Billionaire investor Ray Dalio, the founder of Connecticut-based hedge fund Bridgewater Associates, sounds like he might be running for president in 2020. He’s been stumping on social and traditional media since the weekend with a message cribbed straight from Alexandria Ocasio-Cortez’s talking points – and just as vapid.
Saying things like, “If I was the president of the United States…” in a 60 minutes interview Sunday, Dalio decries the growing “wealth gap” and claimed that capitalism is good at growing the pie of resources, but not so good at dividing it up fairly.
On his media tour, Dalio’s been riffing off a mercilessly-lengthy LinkedIn post published on April 4th: “Why and How Capitalism Needs to Be Reformed.”
The depth and sophistication of the thinking in his anti-capitalist screed is hardly a dismantling critique as much as it is a meandering discourse, a disorganized slew of vague platitudes and worn out bromides.
It’s a word salad reminiscent of Alexandria Ocasio-Cortez’s Green New Deal for lightweight fluff and naive generalities that seem ignorant of a myriad of vital contextualizations.
After a tortuously long preface, the billionaire hedge fund manager gets down to the nut-cutting. Unfortunately, his solutions are about as specific and disruptive as the stereotypical beauty pageant contestant’s stock answer to the always cringe-inducing interview portion of the contest:
“Um, like… world peace would be good!”
Dalio’s four prescriptions for the “failures” of capitalism are: 1.) Leadership from the top; 2.) Bipartisanship; 3.) Clear metrics for success; and 4.) Wealth redistribution.
The investment billionaire takes for granted as most people do that Washington politicians should be the ones to lead the changes he calls for, but it wasn’t capitalism that made life harder for the poor and working class in America. It was Washington politicians.
When Washington appropriated $700 billion from the American economy in 2008 for the Troubled Asset Relief Program, over the objections of a wave of populist dissent, that wasn’t capitalism.
Capitalism would have let these corrupt Wall Street companies fail because they engaged in unprofitable practices that destroyed billions of dollars worth of resources.
But Washington politicians were happy to keep Wall Street’s profits private while socializing their losses and making taxpayers bear the brunt of their mistakes.
Establishment politicians like then-Sens. John McCain, Barack Obama, and Hillary Clinton voted for TARP back in 2008. According to FEC records, these three received more money in political donations from Bridgewater employees than any other politicians at the time.

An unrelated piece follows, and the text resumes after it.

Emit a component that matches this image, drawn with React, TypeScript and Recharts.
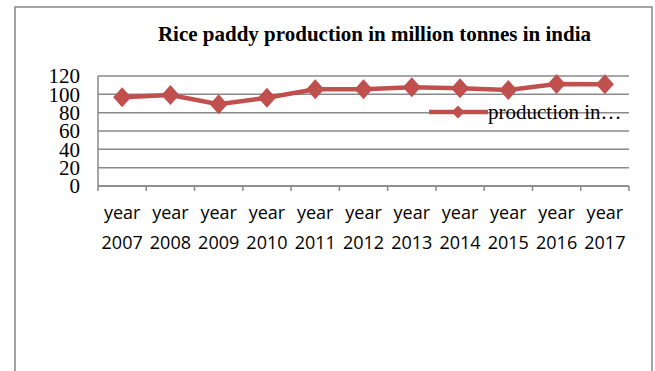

Mitt Romney, the fourth largest recipient of political donations from Bridgewater employees, was a vocal supporter of TARP. Romney made a killing at the helm of Bain Capital, an investment company that he and associates ran into the ground and saved only with a multi-million dollar taxpayer-funded federal bailout.
Dalio himself gave more money to John McCain than any other politician during the 2008 election cycle.
McCain spent his career voting for ever bigger federal spending budgets to take more and more resources out of the economy and redistribute them from working poor and middle-class people into the hands of well-connected and wealthy companies like Dalio’s that lobby for their profits from the federal trough instead of earning them from the market.
It’s not capitalism that’s failed the American people. Capitalism has produced the highest standard of living in human history and made America’s economy the envy of the world.